If you're hallucinating, you cannot be criminally liable because your depleted percipient abilities make normal responsibility impossible.

But hallucinogenic states are extremely rare. In my 20 years or so with DOJ and the USAO, I do not recall a single case in which the defendant even claimed such a thing. Being under the influence of non-hallucinogenic drugs or alcohol, yes, but not hallucination.

Mostly the only time the defendant claimed to be hallucinating was after the case, when he saw his lawyer's bill.

Posted by: Bill Otis | Oct 9, 2009 11:28:33 PM

Bill,

I was totally hallucinating, seeing window curtains as ghosts and stuffed animals. Thankfully I was drawn to an LED which I thought was a gas furnace I was being fed into. That attraction likely saved me from a nasty tumble down a set of stairs. I came out of it screaming some time later.

This on medications I had valid prescriptions for. I have absolutely no idea why people would actually seek out hallucinatory agents. It is nice to know that if I had done something criminal during that period I probably wouldn't have been held responsible.

Posted by: Soronel Haetir | Oct 9, 2009 11:51:09 PM

I should add that the hallucinatory combination I experienced turned out to be common enough that the medication was removed from the market. There are other sleep aid drugs that don't bring on hallucinations when combined with opiates.

Posted by: Soronel Haetir | Oct 9, 2009 11:54:24 PM

Soronel --

Gads, that sounds really frightening.
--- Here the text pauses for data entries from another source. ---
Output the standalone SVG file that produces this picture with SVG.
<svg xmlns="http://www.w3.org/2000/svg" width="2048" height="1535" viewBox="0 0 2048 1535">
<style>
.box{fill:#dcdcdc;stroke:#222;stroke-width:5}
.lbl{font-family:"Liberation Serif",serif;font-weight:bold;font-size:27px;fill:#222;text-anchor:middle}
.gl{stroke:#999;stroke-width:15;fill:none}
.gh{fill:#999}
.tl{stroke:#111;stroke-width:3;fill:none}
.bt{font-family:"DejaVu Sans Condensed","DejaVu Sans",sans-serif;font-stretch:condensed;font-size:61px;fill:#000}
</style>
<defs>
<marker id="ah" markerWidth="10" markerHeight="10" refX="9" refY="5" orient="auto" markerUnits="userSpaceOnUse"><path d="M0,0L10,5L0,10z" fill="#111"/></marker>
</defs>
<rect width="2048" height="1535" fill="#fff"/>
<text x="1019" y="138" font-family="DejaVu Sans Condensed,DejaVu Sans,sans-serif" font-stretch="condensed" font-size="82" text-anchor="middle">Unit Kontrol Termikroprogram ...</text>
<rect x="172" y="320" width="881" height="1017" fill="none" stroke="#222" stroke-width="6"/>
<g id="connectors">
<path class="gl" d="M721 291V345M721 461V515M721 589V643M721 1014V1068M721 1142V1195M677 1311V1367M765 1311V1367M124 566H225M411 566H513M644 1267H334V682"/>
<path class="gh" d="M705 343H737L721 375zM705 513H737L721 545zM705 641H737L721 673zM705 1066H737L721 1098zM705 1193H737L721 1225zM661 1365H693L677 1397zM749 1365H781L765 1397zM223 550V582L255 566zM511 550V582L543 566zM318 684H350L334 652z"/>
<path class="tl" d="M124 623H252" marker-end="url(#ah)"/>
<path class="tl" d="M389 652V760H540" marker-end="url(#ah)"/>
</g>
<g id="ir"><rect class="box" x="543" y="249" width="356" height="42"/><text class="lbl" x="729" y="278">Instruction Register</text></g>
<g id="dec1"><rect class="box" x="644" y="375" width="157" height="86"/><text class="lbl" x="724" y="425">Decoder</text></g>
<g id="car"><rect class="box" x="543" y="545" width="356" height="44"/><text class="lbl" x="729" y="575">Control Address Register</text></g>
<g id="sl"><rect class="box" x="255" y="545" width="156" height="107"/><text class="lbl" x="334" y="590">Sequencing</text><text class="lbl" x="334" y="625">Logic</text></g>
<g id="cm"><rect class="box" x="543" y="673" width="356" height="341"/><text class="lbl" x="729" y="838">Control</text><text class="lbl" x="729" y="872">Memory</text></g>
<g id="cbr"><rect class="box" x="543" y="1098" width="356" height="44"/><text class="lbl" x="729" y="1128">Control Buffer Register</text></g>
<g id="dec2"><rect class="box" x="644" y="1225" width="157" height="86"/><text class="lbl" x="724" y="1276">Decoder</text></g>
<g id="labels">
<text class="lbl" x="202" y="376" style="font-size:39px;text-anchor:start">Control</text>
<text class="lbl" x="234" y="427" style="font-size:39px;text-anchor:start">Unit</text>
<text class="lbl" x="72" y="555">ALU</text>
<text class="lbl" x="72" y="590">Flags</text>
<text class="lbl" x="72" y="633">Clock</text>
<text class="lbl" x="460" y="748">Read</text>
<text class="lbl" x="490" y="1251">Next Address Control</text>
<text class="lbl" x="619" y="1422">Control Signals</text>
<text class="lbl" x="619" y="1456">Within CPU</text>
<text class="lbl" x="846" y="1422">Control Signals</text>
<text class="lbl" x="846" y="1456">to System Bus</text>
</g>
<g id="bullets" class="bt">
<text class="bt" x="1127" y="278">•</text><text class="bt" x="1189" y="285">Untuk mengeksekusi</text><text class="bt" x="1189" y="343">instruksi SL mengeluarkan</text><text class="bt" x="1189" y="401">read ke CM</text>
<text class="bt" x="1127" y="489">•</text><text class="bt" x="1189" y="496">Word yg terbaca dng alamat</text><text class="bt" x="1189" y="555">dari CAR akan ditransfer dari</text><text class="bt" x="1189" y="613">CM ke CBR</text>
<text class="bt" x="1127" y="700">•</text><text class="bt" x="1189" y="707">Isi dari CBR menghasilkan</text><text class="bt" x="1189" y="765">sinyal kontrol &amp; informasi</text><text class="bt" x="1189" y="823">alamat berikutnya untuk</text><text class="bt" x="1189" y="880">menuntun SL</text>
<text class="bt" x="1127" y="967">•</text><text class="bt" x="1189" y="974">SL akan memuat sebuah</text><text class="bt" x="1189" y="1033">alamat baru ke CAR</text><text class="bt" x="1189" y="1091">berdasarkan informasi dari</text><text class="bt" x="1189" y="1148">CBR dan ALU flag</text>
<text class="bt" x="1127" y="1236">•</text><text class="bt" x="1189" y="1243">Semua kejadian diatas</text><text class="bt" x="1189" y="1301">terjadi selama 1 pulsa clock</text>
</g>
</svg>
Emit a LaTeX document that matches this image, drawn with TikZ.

I'm glad you came out of it OK.

Posted by: Bill Otis | Oct 10, 2009 5:19:51 AM

Soronel-

You raise an interesting point. But wouldn't such states as you've described give rise to the affirmative defenses such as insanity? After all, people with psychotic illnesses often experience hallucinations and it can be reasonably argued that this is one of the reasons why we believe they are unable to bring reason to bear on their decisions. I guess I don't see why we need a third category as Denno claims.

As for Daubert and crim law, I believe that is the very issue being debated in the Shanley case in some sense.

Posted by: Steve | Oct 10, 2009 4:36:26 PM

Daniel,

I had not heard of Shanley before your post, I did a google but am having a hard time figuring out what the most current position is. Has anything happened beyond the hearing about a new trial based on questioning the science and IAC?

Posted by: Soronel Haetir | Oct 10, 2009 7:47:37 PM

Sorry, that should have been addressed to Steve not Daniel.

Another question I have. Temporary insanity seems to have become greatly disfavored, especially where the person doesn't have a history. How is that to be squared with pharmacological inducement? Are you stuck hoping for straight acquittal? I can see where that would be a huge gamble, though I suppose going to a jury always is.

Perhaps it is just one of those areas where law and the neurological reality don't mesh real well. Similar to the way Atkins applies to mental retardation but not mental illness, thus requiring pre-majority onset.

Posted by: Soronel Haetir | Oct 10, 2009 11:27:26 PM

Where is the evidence that totally intoxicated people commit more crime than sober ones, controlling for prior criminality? There is none. Intoxicated criminals are the same people as sober criminals.